→ **EXERCISE REQUIREMENTS**
Copy out each line exactly; pictures stay out of the copy.

### ROWS ###

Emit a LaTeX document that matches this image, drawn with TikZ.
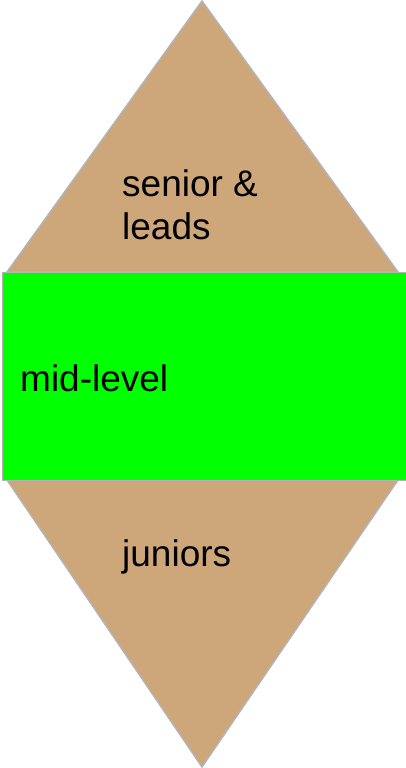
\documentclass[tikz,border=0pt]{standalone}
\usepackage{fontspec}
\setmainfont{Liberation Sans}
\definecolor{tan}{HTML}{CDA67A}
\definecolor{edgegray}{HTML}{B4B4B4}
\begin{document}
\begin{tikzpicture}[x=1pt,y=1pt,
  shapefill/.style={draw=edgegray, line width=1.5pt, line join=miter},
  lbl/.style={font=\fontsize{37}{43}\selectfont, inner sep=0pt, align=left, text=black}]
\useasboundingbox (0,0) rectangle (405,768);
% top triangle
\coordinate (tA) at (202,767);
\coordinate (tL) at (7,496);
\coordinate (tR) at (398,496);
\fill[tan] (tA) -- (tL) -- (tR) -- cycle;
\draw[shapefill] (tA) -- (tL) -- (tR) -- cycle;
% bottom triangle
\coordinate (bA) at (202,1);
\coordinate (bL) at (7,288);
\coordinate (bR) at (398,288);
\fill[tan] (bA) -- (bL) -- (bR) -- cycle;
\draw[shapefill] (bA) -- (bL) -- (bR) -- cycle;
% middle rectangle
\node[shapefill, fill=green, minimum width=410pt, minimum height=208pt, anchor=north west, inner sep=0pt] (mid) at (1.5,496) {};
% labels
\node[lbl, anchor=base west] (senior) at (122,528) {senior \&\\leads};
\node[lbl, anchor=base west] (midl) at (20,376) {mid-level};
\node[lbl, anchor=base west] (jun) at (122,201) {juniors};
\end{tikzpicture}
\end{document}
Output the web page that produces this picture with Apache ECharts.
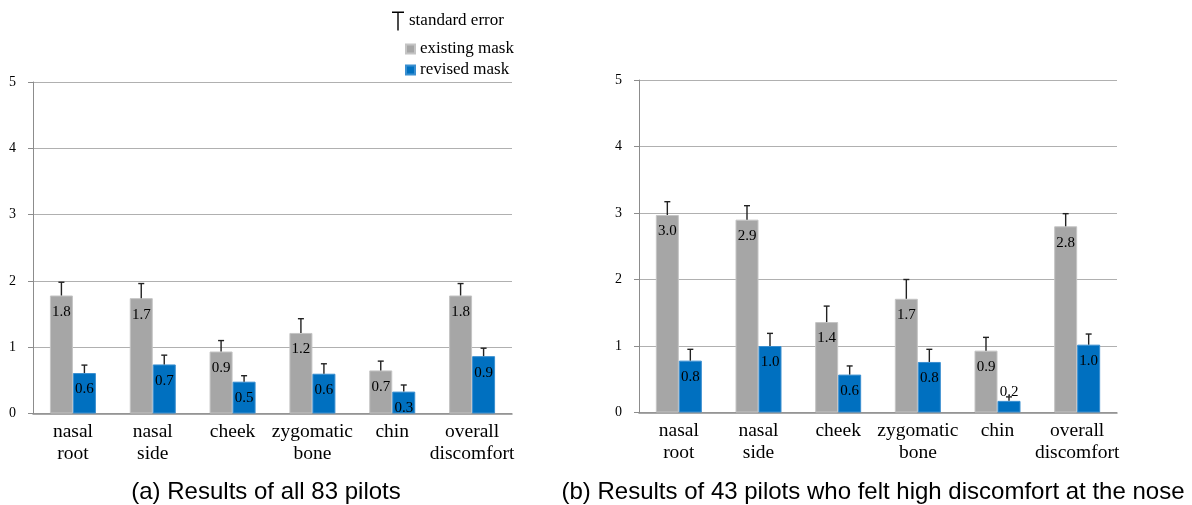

###

→ **EXPECTED ANSWER**
Emit a LaTeX document that matches this image, drawn with TikZ.
\documentclass[tikz,border=0pt]{standalone}
\usepackage{fontspec}
\setmainfont{Liberation Sans}
\definecolor{tan}{HTML}{CDA67A}
\definecolor{edgegray}{HTML}{B4B4B4}
\begin{document}
\begin{tikzpicture}[x=1pt,y=1pt,
  shapefill/.style={draw=edgegray, line width=1.5pt, line join=miter},
  lbl/.style={font=\fontsize{37}{43}\selectfont, inner sep=0pt, align=left, text=black}]
\useasboundingbox (0,0) rectangle (405,768);
% top triangle
\coordinate (tA) at (202,767);
\coordinate (tL) at (7,496);
\coordinate (tR) at (398,496);
\fill[tan] (tA) -- (tL) -- (tR) -- cycle;
\draw[shapefill] (tA) -- (tL) -- (tR) -- cycle;
% bottom triangle
\coordinate (bA) at (202,1);
\coordinate (bL) at (7,288);
\coordinate (bR) at (398,288);
\fill[tan] (bA) -- (bL) -- (bR) -- cycle;
\draw[shapefill] (bA) -- (bL) -- (bR) -- cycle;
% middle rectangle
\node[shapefill, fill=green, minimum width=410pt, minimum height=208pt, anchor=north west, inner sep=0pt] (mid) at (1.5,496) {};
% labels
\node[lbl, anchor=base west] (senior) at (122,528) {senior \&\\leads};
\node[lbl, anchor=base west] (midl) at (20,376) {mid-level};
\node[lbl, anchor=base west] (jun) at (122,201) {juniors};
\end{tikzpicture}
\end{document}
Output the web page that produces this picture with Apache ECharts.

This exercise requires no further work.